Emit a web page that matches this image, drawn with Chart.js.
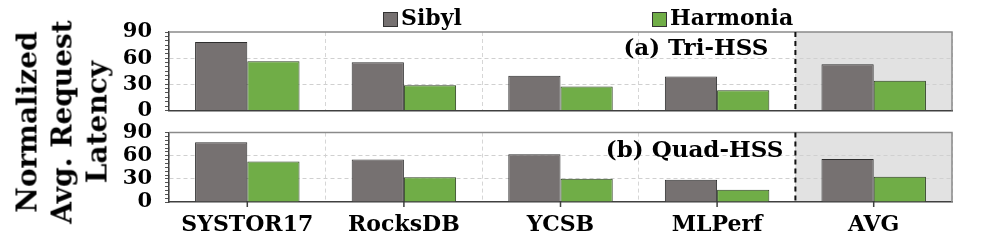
<!DOCTYPE html>
<html>
<head>
<meta charset="utf-8">
<script src="https://cdn.jsdelivr.net/npm/chart.js@4.4.1/dist/chart.umd.min.js"></script>
<style>
  body { margin: 0; background: #fff; }
  #wrap { position: relative; width: 997px; height: 241px; overflow: hidden; font-family: "DejaVu Serif", serif; font-weight: bold; }
  canvas { position: absolute; left: 0; }
  #ytitle { position: absolute; left: 62px; top: 122px; transform: translate(-50%, -50%) rotate(-90deg);
    font-size: 28px; line-height: 35px; text-align: center; white-space: nowrap; }
  .lg-box { position: absolute; top: 12px; width: 13px; height: 13px; border: 1px solid #333; }
  .lg-text { position: absolute; top: 4px; font-size: 22px; line-height: 26px; }
</style>
</head>
<body>
<div id="wrap">
  <canvas id="top" width="997" height="136" style="top:0"></canvas>
  <canvas id="bottom" width="997" height="134" style="top:107px"></canvas>
  <div id="ytitle">Normalized<br>Avg. Request<br>Latency</div>
  <div class="lg-box" style="left:383px;background:#767171"></div>
  <div class="lg-text" style="left:401px">Sibyl</div>
  <div class="lg-box" style="left:652px;background:#70ad47"></div>
  <div class="lg-text" style="left:670px">Harmonia</div>
</div>
<script>
const categories = ["SYSTOR17", "RocksDB", "YCSB", "MLPerf", "AVG"];
const sibylTri = [78.4, 55.2, 39.8, 39.0, 53.1];
const harmoniaTri = [56.4, 29.0, 27.4, 23.2, 34.0];
const sibylQuad = [77.4, 55.0, 61.9, 29.0, 55.8];
const harmoniaQuad = [52.4, 32.0, 30.3, 16.0, 32.7];
const yTicks = [0, 30, 60, 90];

const serif = "DejaVu Serif";

// shaded AVG area, dashed separator, frame and panel label
const panelPlugin = {
  id: "panel",
  beforeDraw(chart) {
    const { ctx, chartArea: a, scales: { x } } = chart;
    const sep = x.getPixelForValue(3.5);
    ctx.save();
    ctx.fillStyle = "#e2e2e2";
    ctx.fillRect(sep, a.top, a.right - sep, a.bottom - a.top);
    ctx.restore();
  },
  afterDatasetsDraw(chart, args, opts) {
    const { ctx, chartArea: a, scales: { x } } = chart;
    const sep = x.getPixelForValue(3.5);
    ctx.save();
    // frame top / right
    ctx.strokeStyle = "#8a8a8a";
    ctx.lineWidth = 1.5;
    ctx.beginPath();
    ctx.moveTo(a.left, a.top);
    ctx.lineTo(a.right, a.top);
    ctx.lineTo(a.right, a.bottom);
    ctx.stroke();
    // dashed separator
    ctx.strokeStyle = "#111";
    ctx.lineWidth = 2;
    ctx.setLineDash([5, 4]);
    ctx.beginPath();
    ctx.moveTo(sep, a.top);
    ctx.lineTo(sep, a.bottom);
    ctx.stroke();
    ctx.setLineDash([]);
    // x tick marks at category centres
    if (opts.ticks) {
      ctx.strokeStyle = "#404040";
      ctx.lineWidth = 1.5;
      ctx.beginPath();
      categories.forEach((c, i) => {
        const px = x.getPixelForValue(i);
        ctx.moveTo(px, a.bottom);
        ctx.lineTo(px, a.bottom + 5);
      });
      ctx.stroke();
    }
    // panel label
    ctx.fillStyle = "#000";
    ctx.font = "bold 23px '" + serif + "'";
    ctx.textAlign = "right";
    ctx.textBaseline = "alphabetic";
    ctx.fillText(opts.label, sep - opts.gap, a.top + opts.dy);
    ctx.restore();
  }
};

function makeChart(id, sibyl, harmonia, label, showX, gap, dy) {
  return new Chart(document.getElementById(id), {
    type: "bar",
    data: {
      labels: categories,
      datasets: [
        { label: "Sibyl", data: sibyl, backgroundColor: "#767171", borderColor: "#2e2e2e", borderWidth: 1 },
        { label: "Harmonia", data: harmonia, backgroundColor: "#70ad47", borderColor: "#2b3f1f", borderWidth: 1 }
      ]
    },
    options: {
      responsive: false,
      animation: false,
      devicePixelRatio: 1,
      layout: { padding: showX ? { top: 20, right: 45, bottom: 0, left: 0 } : { top: 32, right: 45, bottom: 2, left: 0 } },
      datasets: { bar: { categoryPercentage: 0.667, barPercentage: 1.0 } },
      plugins: {
        legend: { display: false },
        tooltip: { enabled: false },
        panel: { label: label, ticks: showX, gap: gap, dy: dy }
      },
      scales: {
        x: {
          grid: { color: "#d6d6d6", lineWidth: 1, drawTicks: false },
          border: { color: "#404040", width: 1.5, dash: [4, 3] },
          ticks: {
            display: showX,
            padding: 10,
            color: "#000",
            font: { family: serif, weight: "bold", size: 22 }
          },
          afterFit: s => { s.height = showX ? 39 : 0; }
        },
        y: {
          min: 0,
          max: 90,
          grid: {
            color: c => (c.tick && (c.tick.value === 30 || c.tick.value === 60)) ? "#d0d0d0" : "transparent",
            tickColor: "#555",
            tickLength: 4,
            tickBorderDash: []
          },
          border: { color: "#404040", width: 1.5, dash: [4, 3] },
          ticks: {
            stepSize: 5,
            autoSkip: false,
            padding: 13,
            color: "#000",
            font: { family: serif, weight: "bold", size: 21 },
            callback: v => yTicks.includes(v) ? v : ""
          },
          afterFit: s => { s.width = 169; }
        }
      }
    },
    plugins: [panelPlugin]
  });
}

makeChart("top", sibylTri, harmoniaTri, "(a) Tri-HSS", false, 27, 23);
makeChart("bottom", sibylQuad, harmoniaQuad, "(b) Quad-HSS", true, 12, 24);
</script>
</body>
</html>
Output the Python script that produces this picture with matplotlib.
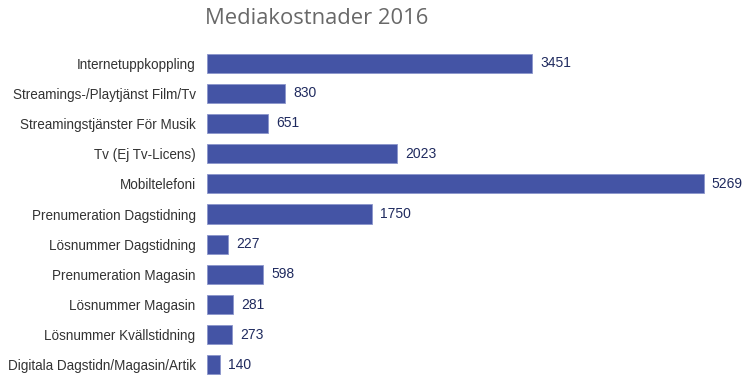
import matplotlib
matplotlib.use("Agg")
import matplotlib.pyplot as plt

categories = [
    "Internetuppkoppling",
    "Streamings-/Playtjänst Film/Tv",
    "Streamingstjänster För Musik",
    "Tv (Ej Tv-Licens)",
    "Mobiltelefoni",
    "Prenumeration Dagstidning",
    "Lösnummer Dagstidning",
    "Prenumeration Magasin",
    "Lösnummer Magasin",
    "Lösnummer Kvällstidning",
    "Digitala Dagstidn/Magasin/Artik",
]
values = [3451, 830, 651, 2023, 5269, 1750, 227, 598, 281, 273, 140]

bar_color = "#4454a5"
value_color = "#1f2a5e"

fig = plt.figure(figsize=(7.5, 3.84), dpi=100)
ax = fig.add_axes([206.7 / 750, 0.0102, 538 / 750, 0.865])

y = range(len(categories))
ax.barh(y, values, height=0.63, color=bar_color, edgecolor="#8b95cc", linewidth=0.6)
ax.set_ylim(len(categories) - 0.5, -0.5)
ax.set_xlim(0, 5705)

for i, v in enumerate(values):
    ax.text(v + 85, i, str(v), va="center", ha="left", fontsize=10,
            color=value_color, family="Liberation Sans")

ax.set_yticks(list(y))
ax.set_yticklabels(categories, fontsize=9.75, color="#333333", family="Liberation Sans")
ax.tick_params(axis="y", length=0, pad=8)
ax.set_xticks([])
for s in ax.spines.values():
    s.set_visible(False)

fig.text(317 / 750, 1 - 18 / 384, "Mediakostnader 2016", ha="center", va="center",
         fontsize=15.8, color="#686868", family="Open Sans")

fig.savefig("out.png", dpi=100)
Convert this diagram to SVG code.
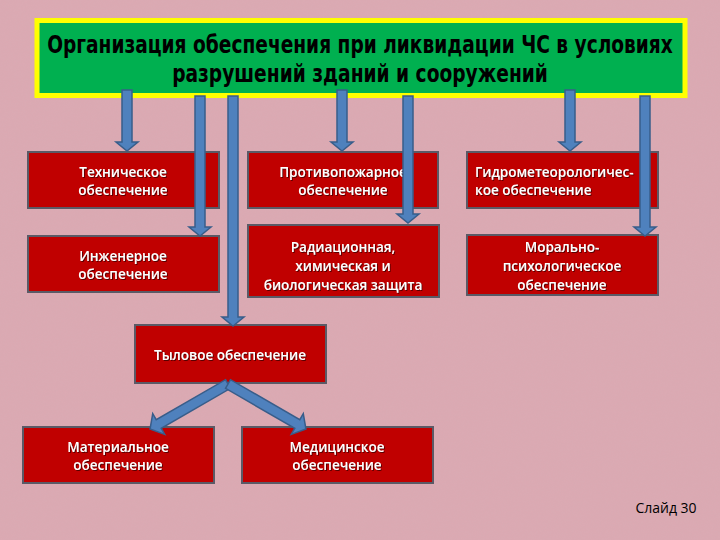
<svg xmlns="http://www.w3.org/2000/svg" width="720" height="540" viewBox="0 0 720 540">
<style>
.box{fill:#C00000;stroke:#5a5a66;stroke-width:2}
.t{font-family:"Open Sans","Liberation Sans",sans-serif;font-size:13.5px;font-weight:600;fill:#ffffff;text-anchor:middle;filter:url(#sh)}
.arr{fill:#4F81BD;stroke:#385D8A;stroke-width:1.5;stroke-linejoin:miter}
.title{font-family:"DejaVu Sans Condensed","Liberation Sans",sans-serif;font-weight:bold;font-size:24px;fill:#000;text-anchor:middle}
</style>
<defs>
<filter id="sh" x="-5%" y="-20%" width="110%" height="140%"><feDropShadow dx="1" dy="1" stdDeviation="0.4" flood-color="#400000" flood-opacity="0.8"/></filter>
<filter id="noise" x="0" y="0" width="100%" height="100%"><feTurbulence type="fractalNoise" baseFrequency="0.6" numOctaves="2" seed="3"/><feColorMatrix type="matrix" values="0 0 0 0 0.55  0 0 0 0 0.45  0 0 0 0 0.5  0 0 0 0.35 0"/></filter>
</defs>
<rect width="720" height="540" fill="#DCA9B2"/>
<rect width="720" height="540" filter="url(#noise)" opacity="0.35"/>
<g id="title">
<rect x="37" y="20.5" width="648" height="75" fill="#00B050" stroke="#FFFF00" stroke-width="5"/>
<g transform="translate(360,0) scale(0.85,1)">
<text class="title" x="0" y="53" textLength="736" lengthAdjust="spacingAndGlyphs">Организация обеспечения при ликвидации ЧС в условиях</text>
<text class="title" x="0" y="82" textLength="442" lengthAdjust="spacingAndGlyphs">разрушений зданий и сооружений</text>
</g>
</g>
<g id="n-tech"><rect class="box" x="28" y="152" width="191" height="56"/><text class="t" x="123" y="177">Техническое</text><text class="t" x="123" y="195">обеспечение</text></g>
<g id="n-eng"><rect class="box" x="28" y="236" width="191" height="56"/><text class="t" x="123" y="261">Инженерное</text><text class="t" x="123" y="279">обеспечение</text></g>
<g id="n-fire"><rect class="box" x="248" y="152" width="190" height="56"/><text class="t" x="343" y="177">Противопожарное</text><text class="t" x="343" y="195">обеспечение</text></g>
<g id="n-rad"><rect class="box" x="248" y="225" width="191" height="72"/><text class="t" x="343" y="252">Радиационная,</text><text class="t" x="343" y="271">химическая и</text><text class="t" x="343" y="290">биологическая защита</text></g>
<g id="n-hydro"><rect class="box" x="467" y="152" width="191" height="56"/><text class="t" x="475" y="177" style="text-anchor:start">Гидрометеорологичес-</text><text class="t" x="475" y="195" style="text-anchor:start">кое обеспечение</text></g>
<g id="n-moral"><rect class="box" x="467" y="235" width="191" height="60"/><text class="t" x="562" y="252">Морально-</text><text class="t" x="562" y="271">психологическое</text><text class="t" x="562" y="290">обеспечение</text></g>
<g id="n-rear"><rect class="box" x="135" y="325" width="191" height="58"/><text class="t" x="230" y="360">Тыловое обеспечение</text></g>
<g id="n-mat"><rect class="box" x="23" y="427" width="191" height="56"/><text class="t" x="118" y="452">Материальное</text><text class="t" x="118" y="470">обеспечение</text></g>
<g id="n-med"><rect class="box" x="242" y="427" width="191" height="56"/><text class="t" x="337" y="452">Медицинское</text><text class="t" x="337" y="470">обеспечение</text></g>
<g id="connectors">
<path class="arr" d="M122,90 L132,90 L132,142 L138,142 L127,151 L116,142 L122,142Z"/>
<path class="arr" d="M195,96 L205,96 L205,227 L211,227 L200,236 L189,227 L195,227Z"/>
<path class="arr" d="M228,96 L238,96 L238,317 L244,317 L233,326 L222,317 L228,317Z"/>
<path class="arr" d="M337,90 L347,90 L347,142 L353,142 L342,151 L331,142 L337,142Z"/>
<path class="arr" d="M403,96 L413,96 L413,214 L419,214 L408,223 L397,214 L403,214Z"/>
<path class="arr" d="M565,90 L575,90 L575,142 L581,142 L570,151 L559,142 L565,142Z"/>
<path class="arr" d="M640,96 L650,96 L650,227 L656,227 L645,236 L634,227 L640,227Z"/>
<path class="arr" d="M-5,0 L5,0 L5,80 L12,80 L0,90 L-12,80 L-5,80Z" transform="translate(228,384) rotate(60)"/>
<path class="arr" d="M-5,0 L5,0 L5,80 L12,80 L0,90 L-12,80 L-5,80Z" transform="translate(228,384) rotate(-60)"/>
</g>
<text x="666" y="513" font-family="Open Sans,Liberation Sans,sans-serif" font-size="14" fill="#000" text-anchor="middle">Слайд 30</text>
</svg>
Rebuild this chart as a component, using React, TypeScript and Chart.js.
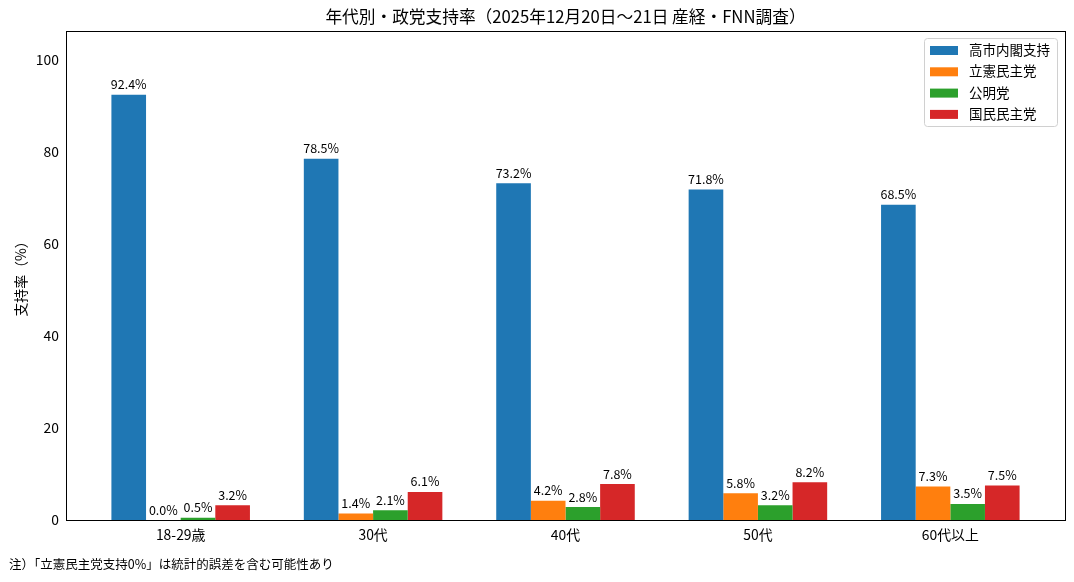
import React, { useEffect, useRef } from 'react';
import { Chart, registerables } from 'chart.js';

Chart.register(...registerables);

const ageGroups = ['18-29歳', '30代', '40代', '50代', '60代以上'];
const seriesNames = ['高市内閣支持', '立憲民主党', '公明党', '国民民主党'];
const cabinetSupport = [92.4, 78.5, 73.2, 71.8, 68.5];
const cdpSupport = [0.0, 1.4, 4.2, 5.8, 7.3];
const komeitoSupport = [0.5, 2.1, 2.8, 3.2, 3.5];
const dppSupport = [3.2, 6.1, 7.8, 8.2, 7.5];
const colors = ['#1f77b4', '#ff7f0e', '#2ca02c', '#d62728'];
const yTicks = [0, 20, 40, 60, 80, 100];

const FONT = '"Noto Sans CJK JP", "Noto Sans", sans-serif';
const BAR_W = 0.18;

const overlay = {
  id: 'overlay',
  afterDatasetsDraw(chart: any) {
    const ctx = chart.ctx;
    const area = chart.chartArea;
    ctx.save();
    // value labels
    ctx.font = `12.5px ${FONT}`;
    ctx.fillStyle = '#000';
    ctx.textAlign = 'center';
    ctx.textBaseline = 'bottom';
    chart.data.datasets.forEach((ds: any, di: number) => {
      const meta = chart.getDatasetMeta(di);
      meta.data.forEach((bar: any, i: number) => {
        const v = ds.data[i].y;
        ctx.fillText(v.toFixed(1) + '%', bar.x, bar.y - 4);
      });
    });
    // frame
    ctx.strokeStyle = '#000';
    ctx.lineWidth = 1;
    ctx.strokeRect(area.left + 0.5, area.top + 0.5, area.right - area.left, area.bottom - area.top);
    // legend
    const lx = area.right - 141;
    const ly = area.top + 7;
    ctx.fillStyle = 'rgba(255,255,255,0.8)';
    ctx.strokeStyle = '#d0d0d0';
    ctx.beginPath();
    ctx.roundRect(lx + 0.5, ly + 0.5, 133, 88, 3);
    ctx.fill();
    ctx.stroke();
    ctx.textAlign = 'left';
    ctx.textBaseline = 'middle';
    ctx.font = `13.5px ${FONT}`;
    seriesNames.forEach((name, i) => {
      const cy = ly + 12 + i * 21.3;
      ctx.fillStyle = colors[i];
      ctx.fillRect(lx + 6, cy - 4, 28, 9);
      ctx.fillStyle = '#000';
      ctx.fillText(name, lx + 45, cy);
    });
    // title
    ctx.textAlign = 'center';
    ctx.font = `16.7px ${FONT}`;
    ctx.fillText('年代別・政党支持率（2025年12月20日〜21日 産経・FNN調査）', (area.left + area.right) / 2, 17);
    // footnote
    ctx.textAlign = 'left';
    ctx.font = `12.5px ${FONT}`;
    ctx.fillText('注）「立憲民主党支持0%」は統計的誤差を含む可能性あり', 9, 564);
    ctx.restore();
  },
};

export default function App() {
  const canvasRef = useRef<HTMLCanvasElement | null>(null);

  useEffect(() => {
    const canvas = canvasRef.current;
    if (!canvas) return;
    document.body.style.margin = '0';
    const all = [cabinetSupport, cdpSupport, komeitoSupport, dppSupport];
    const chart = new Chart(canvas, {
      type: 'bar',
      data: {
        datasets: all.map((vals, si) => ({
          label: seriesNames[si],
          data: vals.map((y, i) => ({ x: i, y })),
          backgroundColor: colors[si],
          categoryPercentage: BAR_W * 4,
          barPercentage: 1,
        })),
      },
      options: {
        animation: false,
        responsive: false,
        devicePixelRatio: 1,
        layout: { padding: { left: 0, right: 9, top: 31, bottom: 0 } },
        plugins: { legend: { display: false }, tooltip: { enabled: false }, title: { display: false } },
        scales: {
          x: {
            type: 'linear',
            min: -0.596,
            max: 4.596,
            offset: false,
            grid: { display: false, drawTicks: true, tickLength: 4, color: '#000' },
            border: { display: false },
            afterBuildTicks: (scale: any) => {
              scale.ticks = ageGroups.map((_, i) => ({ value: i }));
            },
            ticks: {
              color: '#000',
              font: { family: FONT, size: 13.9 },
              padding: 2,
              maxRotation: 0,
              autoSkip: false,
              callback: (v: any) => ageGroups[v] ?? '',
            },
            afterFit: (scale: any) => {
              scale.height = 62;
            },
          },
          y: {
            min: 0,
            max: 92.4 * 1.15,
            grid: { display: false, drawTicks: true, tickLength: 4, color: '#000' },
            border: { display: false },
            afterBuildTicks: (scale: any) => {
              scale.ticks = yTicks.map((v) => ({ value: v }));
            },
            ticks: {
              color: '#000',
              font: { family: FONT, size: 13.9 },
              padding: 3,
            },
            title: {
              display: true,
              text: '支持率（%）',
              color: '#000',
              font: { family: FONT, size: 13.9 },
              padding: { top: 12, bottom: 0 },
            },
            afterFit: (scale: any) => {
              scale.width = 66;
            },
          },
        },
      },
      plugins: [overlay],
    } as any);
    return () => chart.destroy();
  }, []);

  return (
    <div style={{ width: 1074, height: 582, background: '#fff' }}>
      <canvas ref={canvasRef} width={1074} height={582} />
    </div>
  );
}
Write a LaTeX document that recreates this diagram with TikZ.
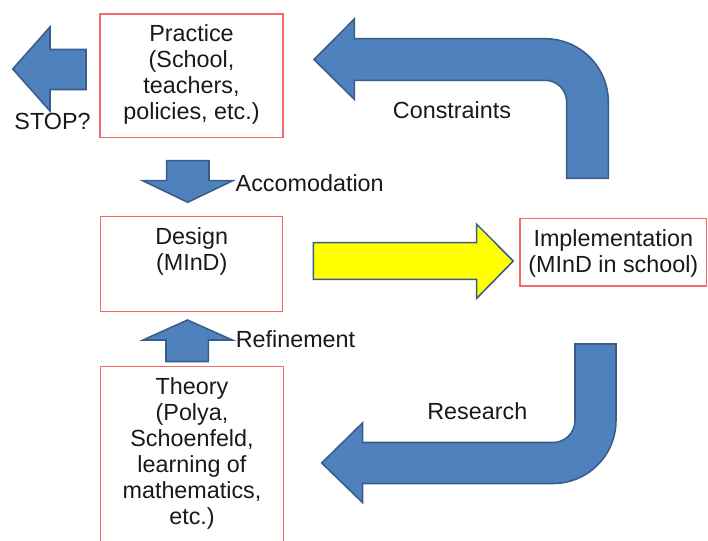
\documentclass[tikz,border=0pt]{standalone}
\usepackage{fontspec}
\setmainfont{Liberation Sans}
\usetikzlibrary{positioning}
\definecolor{boxred}{RGB}{245,105,105}
\definecolor{arrowblue}{RGB}{79,129,189}
\definecolor{arrowedge}{RGB}{56,93,138}
\definecolor{arrowyellow}{RGB}{255,255,0}
\begin{document}
\begin{tikzpicture}[x=.025cm,y=-.025cm]
            \tikzset{
	every node/.style={font=\fontsize{16.6pt}{18.5pt}\selectfont, text=black!90},
	box/.style={draw=boxred, line width=.9pt, inner sep=0pt},
	boxtext/.style={align=center, inner sep=0pt},
	blockarrow/.style={fill=arrowblue, draw=arrowedge, line width=1.1pt}
}

\useasboundingbox (0,0) rectangle (708,540);
\clip (0,0) rectangle (708,540);

% the four boxes
\node[box, minimum width=4.575cm, minimum height=3.09cm] (practice) at (191.5,75.8) {};
\node[box, minimum width=4.55cm, minimum height=2.375cm] (design) at (191.7,264.2) {};
\node[box, minimum width=4.565cm, minimum height=4.63cm] (theory) at (192,459.3) {};
\node[box, minimum width=4.67cm, minimum height=1.69cm] (impl) at (613.3,252.2) {};

\node[boxtext, below=.28cm of practice.north] (practicetext) {Practice\\(School,\\teachers,\\policies, etc.)};
\node[boxtext, below=.28cm of design.north] (designtext) {Design\\(MInD)};
\node[boxtext, below=.28cm of theory.north] (theorytext) {Theory\\(Polya,\\Schoenfeld,\\learning of\\mathematics,\\etc.)};
\node[boxtext, below=.28cm of impl.north] (impltext) {Implementation\\(MInD in school)};

% block arrows
\draw[blockarrow] (86,49.5) -- (50,49.5) -- (50,27) -- (12.7,69) -- (50,111) -- (50,89.5) -- (86,89.5) -- cycle;
\draw[blockarrow] (166.7,160.7) -- (209,160.7) -- (209,180.7) -- (232.7,180.7) -- (187.7,202.3)
	-- (142.7,180.7) -- (166.7,180.7) -- cycle;
\draw[blockarrow] (166,361.7) -- (208.3,361.7) -- (208.3,340) -- (232.3,340) -- (187.5,320)
	-- (143,340) -- (166,340) -- cycle;
\draw[blockarrow, fill=arrowyellow] (313.3,242.7) -- (476.7,242.7) -- (476.7,224.3) -- (513.3,261)
	-- (476.7,298.3) -- (476.7,279.3) -- (313.3,279.3) -- cycle;
\draw[blockarrow] (566.7,178.3) -- (608.3,178.3) -- (608.3,102) arc[start angle=0, end angle=-90, radius=63.3]
	-- (354.3,38.7) -- (354.3,19) -- (314,59.5) -- (354.3,99.3) -- (354.3,80.3)
	-- (545,80.3) arc[start angle=-90, end angle=0, radius=21.7] -- cycle;
\draw[blockarrow] (575,344) -- (616,344) -- (616,420.5) arc[start angle=0, end angle=90, radius=63]
	-- (362.7,483.5) -- (362.7,502.7) -- (321.7,463) -- (362.7,422.7) -- (362.7,442.5)
	-- (553,442.5) arc[start angle=90, end angle=0, radius=22] -- cycle;

% arrow labels
\node[anchor=base] (stop) at (52.5,129) {STOP?};
\node[anchor=base] (constraints) at (452,118.3) {Constraints};
\node[anchor=base] (accomodation) at (309.7,191) {Accomodation};
\node[anchor=base] (refinement) at (295.5,347.5) {Refinement};
\node[anchor=base] (research) at (477.3,419.3) {Research};
        \end{tikzpicture}
\end{document}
+ + + + +
**GOAL**
Exactly the lines from the one with "Rebuild this chart" through the one with "const BAR_W = 0.18;" are to be reproduced, and no pictures with them.

**TASK RESULT**
Rebuild this chart as a component, using React, TypeScript and Chart.js.
import React, { useEffect, useRef } from 'react';
import { Chart, registerables } from 'chart.js';

Chart.register(...registerables);

const ageGroups = ['18-29歳', '30代', '40代', '50代', '60代以上'];
const seriesNames = ['高市内閣支持', '立憲民主党', '公明党', '国民民主党'];
const cabinetSupport = [92.4, 78.5, 73.2, 71.8, 68.5];
const cdpSupport = [0.0, 1.4, 4.2, 5.8, 7.3];
const komeitoSupport = [0.5, 2.1, 2.8, 3.2, 3.5];
const dppSupport = [3.2, 6.1, 7.8, 8.2, 7.5];
const colors = ['#1f77b4', '#ff7f0e', '#2ca02c', '#d62728'];
const yTicks = [0, 20, 40, 60, 80, 100];

const FONT = '"Noto Sans CJK JP", "Noto Sans", sans-serif';
const BAR_W = 0.18;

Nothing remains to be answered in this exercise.